Events like the fatal shootings of unarmed Black individuals by law enforcement, combined with the racial reckoning born out of COVID-19’s disparate impacts on the Black and Hispanic communities, has been mentally exhausting to students, educators say. It’s also what led Manual and other schools to prioritize the social-emotional well-being of students of color since school buildings shuttered in March.
To stay in close contact with the kids, Weathers’ teachers each connect with five to seven students individually on a weekly basis. Also, the school started advisory groups this fall, so “students are [virtually] with two trusted adults, and they talk about emotional health, coping strategies with stress, they talk about grades.”
Taylor said Clayton County schools eased students into the instruction using questioning prompts and writing opportunities for students to reflect on and share their feelings about current events, weaving SEL into the curriculum. Students aren’t just saying, “We need help,” she said, but they’re expressing it in assignments like journal entries.
Overall, Taylor echoed what many surveys have found, saying she has seen “outcries for mental health” help with her “students expressing more need for connection.”
Taylor’s district has partnered with local social services and law enforcement to conduct student wellness checks, and is paying for outside organizations to offer mental-health wellness training sessions and services that have the ability to monitor emails, uploaded assignments and internet searches for red flags.
Academic fallout leads to instruction innovation
The long-term effects of the coronavirus on low-income non-White students’ academic progress as well as district budgets are unknown. Experts have looked at the impacts of the Great Recession, which were still being felt when the pandemic hit the U.S., calling its fallout the “lost decade” in student achievement, with cuts in education spending strongly linked to lags in learning, especially for low-income students.
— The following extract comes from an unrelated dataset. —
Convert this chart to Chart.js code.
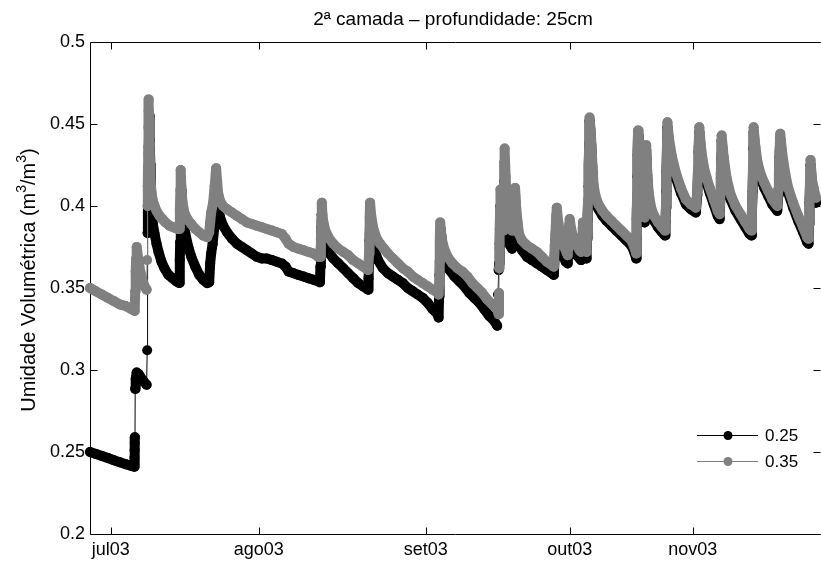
<!DOCTYPE html>
<html lang="pt">
<head>
  <meta charset="UTF-8" />
  <title>2ª camada – profundidade: 25cm</title>
  <script src="https://cdn.jsdelivr.net/npm/chart.js"></script>
  <style>
    html, body { margin: 0; padding: 0; background: #fff; }
    canvas { display: block; }
  </style>
</head>
<body>
  <canvas id="umidade" width="821" height="563"></canvas>

  <script>
    const titulo = '2ª camada – profundidade: 25cm';
    // rótulo do eixo y em pedaços: [texto, é expoente?]
    const rotuloY = [['Umidade Volumétrica (m', false], ['3', true], ['/m', false], ['3', true], [')', false]];
    const nomesSeries = ['0.25', '0.35'];
    const coresSeries = ['#000000', '#808080'];

    // eixo x = índice da leitura; meses marcados onde começam
    const posMeses = [21, 170, 338, 483, 607];
    const nomesMeses = ['jul03', 'ago03', 'set03', 'out03', 'nov03'];
    const ticksY = [0.2, 0.25, 0.3, 0.35, 0.4, 0.45, 0.5];

    // [índice, umidade]
    const serie025 = [
      [0,.250],[6,.2488],[12,.2476],[18,.2463],[24,.2450],[30,.2438],[36,.2426],[42,.2414],[44.5,.2410],
      [44.7,.2465],[44.9,.2510],[45.1,.2555],[45.3,.2590],
      [45.5,.2885],[46,.2945],[47,.2985],[49,.2975],[51,.2955],[54,.2930],[57,.2910],
      [57.6,.3120],[58,.3835],[58.3,.3960],[58.6,.4080],[58.9,.4200],[59.2,.4320],[59.5,.4440],[59.8,.4550],
      [60.3,.440],[60.8,.425],[61.3,.410],[62,.398],[63,.390],[65,.383],[67,.377],[69,.372],[72,.366],[75,.362],[79,.358],[83,.356],[87,.354],[90,.353],
      [90.4,.367],[90.8,.378],[91.2,.390],[91.6,.401],[92,.410],
      [93,.400],[94,.391],[96,.383],[99,.375],[102,.369],[106,.363],[110,.358],[114,.355],[118,.353],[120,.3535],
      [121,.365],[122,.371],[123.5,.377],[125,.386],[126.5,.396],[128,.408],
      [129,.400],[131,.393],[134,.388],[138,.384],[143,.380],[148,.377],[153,.375],[158,.373],[163,.371],[168,.369],[173,.368],[178,.368],[183,.367],[188,.366],[193,.365],[197,.363],[200,.360],[205,.359],[210,.358],[215,.357],[220,.356],[225,.355],[230,.354],[231.5,.3535],
      [232,.363],[232.5,.375],[233,.387],[233.3,.395],
      [234.5,.386],[236,.379],[240,.372],[245,.368],[250,.365],[255,.362],[260,.359],[265,.356],[270,.353],[275,.351],[280,.349],
      [280.5,.356],[281,.367],[281.5,.379],[282,.390],
      [283.5,.382],[286,.374],[290,.367],[295,.362],[300,.359],[305,.357],[310,.355],[315,.353],[320,.350],[325,.348],[330,.346],[335,.344],[340,.341],[345,.337],[350,.334],[351,.332],
      [351.5,.345],[352,.358],[352.5,.372],[353,.386],
      [355,.375],[358,.367],[362,.361],[367,.357],[372,.354],[377,.351],[382,.347],[387,.344],[392,.341],[397,.337],[402,.333],[407,.330],[410,.327],
      [410.8,.346],[411.5,.361],[412,.365],[412.5,.377],[413,.389],[413.3,.400],
      [414,.390],[415,.381],[416,.378],[416.5,.390],[417,.402],[417.3,.415],[417.6,.427],
      [418.5,.408],[419.5,.393],[421,.381],[423,.376],[425,.374],[426.5,.383],[427.3,.395],[428,.407],
      [429,.393],[430.5,.383],[432,.377],[435,.373],[440,.369],[445,.367],[450,.365],[455,.363],[460,.361],[465,.359],[467,.358],
      [468,.370],[469,.383],[470,.395],
      [471.5,.383],[473.5,.375],[476,.370],[479,.366],[481,.365],
      [482,.377],[483,.389],
      [484.5,.381],[487,.374],[490,.370],[493,.368],[494.5,.367],
      [495.5,.378],[496.3,.387],
      [497.5,.379],[499,.372],[500,.368],
      [500.5,.380],[501,.392],[501.5,.402],[502,.412],[502.3,.424],[502.7,.438],[503,.452],
      [504,.444],[505,.433],[506,.420],[507,.409],[509,.403],[512,.398],[516,.394],[520,.391],[525,.388],[530,.385],[535,.382],[540,.379],[545,.376],[548,.372],[550,.368],
      [550.3,.380],[550.6,.392],[550.9,.405],[551.2,.418],[551.5,.431],[551.8,.443],
      [552.5,.427],[553.5,.409],[555,.397],[557,.391],[558.5,.390],
      [559,.402],[559.4,.414],[559.7,.424],[560,.434],
      [561,.419],[562.5,.405],[565,.396],[568,.391],[572,.387],[576,.384],[579,.382],
      [579.5,.390],[580,.399],[580.3,.409],[580.6,.421],[581,.435],[581.4,.448],
      [583,.438],[586,.427],[590,.417],[595,.408],[600,.401],[605,.398],[610,.396],
      [611.5,.407],[612.2,.420],[612.8,.433],[613.5,.445],
      [615.5,.431],[618,.421],[621,.414],[624,.408],[628,.401],[632,.394],[634,.392],
      [634.7,.405],[635.2,.417],[635.6,.429],[636,.440],
      [638,.427],[641,.414],[645,.404],[650,.397],[655,.392],[660,.387],[664,.383],[666,.382],
      [666.5,.396],[667.2,.409],[667.6,.422],[668,.435],[668.3,.445],
      [670,.433],[672,.424],[675,.417],[679,.411],[683,.406],[687,.401],[692,.397],
      [693,.407],[693.7,.419],[694.3,.430],[695,.441],
      [697,.429],[700,.417],[703,.408],[708,.399],[713,.391],[718,.384],[722,.378],[723.5,.377],
      [724,.389],[724.5,.402],[725,.413],[725.5,.425],
      [727,.413],[729,.407],[731,.402],[733,.398]
    ];

    const serie035 = [
      [0,.350],[6,.348],[12,.346],[18,.344],[24,.342],[30,.340],[36,.339],[42,.337],[45,.336],
      [45.5,.348],[46,.360],[46.5,.368],[47,.375],[49,.366],[51,.359],[53,.354],[55,.351],[57,.349],
      [57.5,.367],[58,.400],[58.2,.412],[58.4,.424],[58.6,.436],[58.8,.448],[59,.458],[59.2,.465],
      [59.6,.452],[60,.438],[60.5,.425],[61,.415],[62,.408],[63,.404],[65,.400],[67,.397],[70,.394],[73,.392],[76,.390],[80,.388],[84,.387],[88,.386],
      [90,.386],[90.5,.398],[91,.410],[91.3,.422],
      [92,.412],[93,.403],[95,.396],[98,.392],[102,.389],[106,.386],[110,.384],[114,.382],[118,.381],
      [120,.384],[121,.390],[122,.396],[124,.402],[125.5,.412],[127,.423],
      [128,.415],[129,.408],[131,.403],[134,.400],[138,.398],[143,.396],[148,.394],[153,.392],[158,.390],[163,.389],[168,.388],[173,.387],[178,.386],[183,.385],[188,.384],[193,.383],[197,.380],[200,.377],[205,.375],[210,.374],[215,.373],[220,.372],[225,.371],[230,.369],[232,.369],
      [232.5,.380],[233,.391],[233.4,.402],
      [234,.395],[235,.390],[237,.385],[240,.381],[245,.377],[250,.374],[255,.372],[260,.370],[265,.367],[270,.365],[275,.363],[280,.361],
      [281,.371],[281.4,.383],[281.7,.393],[282,.402],
      [283,.395],[285,.387],[288,.381],[292,.377],[296,.374],[300,.371],[305,.368],[310,.365],[315,.362],[320,.360],[325,.357],[330,.355],[335,.353],[340,.351],[345,.349],[350,.347],[351,.346],
      [351.5,.352],[352,.366],[352.3,.378],[352.6,.390],
      [354,.381],[356,.375],[360,.369],[365,.365],[370,.362],[375,.360],[380,.357],[385,.353],[390,.350],[395,.347],[400,.343],[405,.340],[410,.337],
      [411.5,.334],[411.8,.347],[412,.362],[412.3,.374],[412.6,.386],[413,.398],[413.3,.410],
      [414,.397],[415,.388],[416,.385],[416.5,.398],[417,.412],[417.3,.424],[417.6,.435],
      [418.5,.418],[419.5,.402],[421,.392],[423,.387],[425,.385],[426.5,.390],[427.3,.400],[428,.411],
      [429,.400],[430.5,.390],[432,.383],[435,.379],[440,.376],[445,.374],[450,.372],[455,.369],[460,.366],[465,.364],[467,.363],
      [468,.376],[469,.388],[470,.399],
      [471.5,.390],[473.5,.383],[476,.377],[479,.373],[481,.370],
      [482,.381],[483,.392],
      [484.5,.386],[487,.380],[490,.376],[493,.373],[494.5,.372],
      [495.5,.382],[496.3,.390],
      [497.5,.384],[499,.377],[500,.372],
      [500.5,.384],[501,.395],[501.5,.404],[502,.414],[502.3,.426],[502.7,.440],[503,.454],
      [504,.447],[505,.437],[506,.424],[507,.413],[509,.406],[512,.401],[516,.397],[520,.394],[525,.391],[530,.388],[535,.385],[540,.382],[545,.379],[548,.375],[550,.371],
      [550.3,.383],[550.6,.395],[550.9,.408],[551.2,.420],[551.5,.433],[551.8,.446],
      [552.5,.430],[553.5,.412],[555,.400],[557,.394],[558.5,.393],
      [559,.405],[559.4,.417],[559.7,.427],[560,.437],
      [561,.422],[562.5,.408],[565,.399],[568,.394],[572,.390],[576,.387],[579,.385],
      [579.5,.393],[580,.402],[580.3,.412],[580.6,.424],[581,.438],[581.4,.451],
      [583,.441],[586,.430],[590,.420],[595,.411],[600,.404],[605,.401],[610,.399],
      [611.5,.410],[612.2,.423],[612.8,.436],[613.5,.448],
      [615.5,.434],[618,.424],[621,.417],[624,.411],[628,.404],[632,.397],[634,.395],
      [634.7,.408],[635.2,.420],[635.6,.432],[636,.443],
      [638,.430],[641,.417],[645,.407],[650,.400],[655,.395],[660,.390],[664,.386],[666,.385],
      [666.5,.399],[667.2,.412],[667.6,.425],[668,.438],[668.3,.448],
      [670,.436],[672,.427],[675,.420],[679,.414],[683,.409],[687,.404],[692,.400],
      [693,.410],[693.7,.422],[694.3,.433],[695,.444],
      [697,.432],[700,.420],[703,.411],[708,.402],[713,.394],[718,.387],[722,.381],[723.5,.380],
      [724,.392],[724.5,.405],[725,.416],[725.5,.428],
      [727,.416],[729,.410],[731,.405],[733,.401]
    ];

    const FONTE = '"Liberation Sans", Arial, Helvetica, sans-serif';

    // subidas bruscas ficam só com a linha fina, como no original
    const larguraTrecho = ctx => (ctx.p1.parsed.y - ctx.p0.parsed.y > 0.0145 ? 1 : 10);

    function montaSerie(pontos, i, ordem) {
      return {
        label: nomesSeries[i],
        data: pontos.map(p => ({ x: p[0], y: p[1] })),
        borderColor: coresSeries[i],
        backgroundColor: coresSeries[i],
        borderWidth: 10,
        borderCapStyle: 'round',
        borderJoinStyle: 'round',
        pointRadius: 5,
        pointBorderWidth: 0,
        pointBackgroundColor: coresSeries[i],
        tension: 0,
        clip: false,
        order: ordem,
        segment: { borderWidth: larguraTrecho }
      };
    }

    const moldura = {
      id: 'moldura',
      beforeDatasetsDraw(chart) {
        const { ctx, chartArea: a, scales: { x, y } } = chart;
        const L = Math.round(a.left) + 0.5, T = Math.round(a.top) + 0.5;
        const B = Math.round(a.bottom) + 0.5, R = Math.round(a.right) + 4.5;
        ctx.save();
        ctx.strokeStyle = '#000';
        ctx.lineWidth = 1;
        ctx.beginPath();
        ctx.moveTo(R, T); ctx.lineTo(L, T); ctx.lineTo(L, B); ctx.lineTo(R, B);
        posMeses.forEach(v => {
          const px = Math.round(x.getPixelForValue(v)) + 0.5;
          ctx.moveTo(px, B); ctx.lineTo(px, B - 7);
          ctx.moveTo(px, T); ctx.lineTo(px, T + 7);
        });
        ticksY.forEach(v => {
          const py = Math.round(y.getPixelForValue(v)) + 0.5;
          ctx.moveTo(L, py); ctx.lineTo(L + 7, py);
          ctx.moveTo(R, py); ctx.lineTo(R - 7, py);
        });
        ctx.stroke();
        ctx.restore();
      },
      afterDraw(chart) {
        const { ctx, chartArea: a } = chart;
        ctx.save();
        ctx.fillStyle = '#000';

        // título
        ctx.font = '19px ' + FONTE;
        ctx.textAlign = 'center';
        ctx.textBaseline = 'alphabetic';
        ctx.fillText(titulo, (a.left + a.right) / 2, 25);

        // rótulo do eixo y, com expoentes
        ctx.save();
        ctx.translate(29, 280);
        ctx.rotate(-Math.PI / 2);
        ctx.textAlign = 'left';
        ctx.textBaseline = 'middle';
        const fonteBase = '20px ' + FONTE, fonteExp = '14px ' + FONTE;
        let total = 0;
        rotuloY.forEach(([t, exp]) => { ctx.font = exp ? fonteExp : fonteBase; total += ctx.measureText(t).width; });
        let cx = -total / 2;
        rotuloY.forEach(([t, exp]) => {
          ctx.font = exp ? fonteExp : fonteBase;
          ctx.fillText(t, cx, exp ? -7 : 0);
          cx += ctx.measureText(t).width;
        });
        ctx.restore();

        // legenda
        ctx.font = '17px ' + FONTE;
        ctx.textAlign = 'left';
        ctx.textBaseline = 'middle';
        [435, 461].forEach((ly, i) => {
          ctx.strokeStyle = coresSeries[i];
          ctx.lineWidth = 1;
          ctx.beginPath();
          ctx.moveTo(697, ly + 0.5); ctx.lineTo(758, ly + 0.5);
          ctx.stroke();
          ctx.fillStyle = coresSeries[i];
          ctx.beginPath();
          ctx.arc(728, ly + 0.5, 4.5, 0, Math.PI * 2);
          ctx.fill();
          ctx.fillStyle = '#000';
          ctx.fillText(nomesSeries[i], 765, ly + 1);
        });
        ctx.restore();
      }
    };

    new Chart(document.getElementById('umidade'), {
      type: 'line',
      data: {
        datasets: [montaSerie(serie025, 0, 2), montaSerie(serie035, 1, 1)]
      },
      options: {
        responsive: false,
        animation: false,
        events: [],
        layout: { padding: { top: 42, left: 0, right: 0, bottom: 0 } },
        plugins: {
          legend: { display: false },
          title: { display: false },
          tooltip: { enabled: false }
        },
        scales: {
          x: {
            type: 'linear',
            min: 0,
            max: 731,
            grid: { display: false, drawTicks: false },
            border: { display: false },
            afterBuildTicks: s => { s.ticks = posMeses.map(v => ({ value: v })); },
            afterFit: s => { s.height = 29; },
            ticks: {
              autoSkip: false,
              maxRotation: 0,
              padding: 5,
              color: '#000',
              font: { family: FONTE, size: 18 },
              callback: (v, i) => nomesMeses[i]
            }
          },
          y: {
            min: 0.2,
            max: 0.5,
            grid: { display: false, drawTicks: false },
            border: { display: false },
            afterBuildTicks: s => { s.ticks = ticksY.map(v => ({ value: v })); },
            afterFit: s => { s.width = 90; },
            ticks: {
              padding: 5,
              color: '#000',
              font: { family: FONTE, size: 18 },
              callback: v => String(+v.toFixed(2))
            }
          }
        }
      },
      plugins: [moldura]
    });
  </script>
</body>
</html>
The financial fallout from COVID-19 is predicted to be much worse than the Great Recession, with academic achievement gaps for students of color and low-income learners following at its heels.
Educators and researchers are advocating for meaningful assessments and accessible data to identify gaps, intervene and adjust instruction based on interim results. But used and interpreted the wrong way, these assessments could funnel already marginalized students into remedial programs that disadvantage them, school leaders and researchers have warned.
The U.S. Department of Education, testing agencies such as NWEA and others have pushed now as the time to “rethink” assessments and growth — making both more flexible and relevant.
“I think that, best-case scenario, you have new practices and new methods of reaching students that enhance learning and emotional growth,” Taylor said. “Let’s be realistic: We will have learning loss and emotional adjustment. But we also have to look at the best part of it, in that we’ve been innovative and we’ve been able to create practices that are lasting and long term.”
Walters believes the pandemic is the push her district long needed to catapult into competency-based learning, an approach that focuses on advancing students’ skills at their own pace regardless of learning environment and one that many educators have turned to during closures. If anything has changed, she said, it’s the transparency and willingness with which people are ready to talk about changes in instruction and practices to close opportunity gaps for low-income students of color that have long existed.
“People are saying, ‘Kids aren’t engaged.’ Well, they weren’t before,” she said.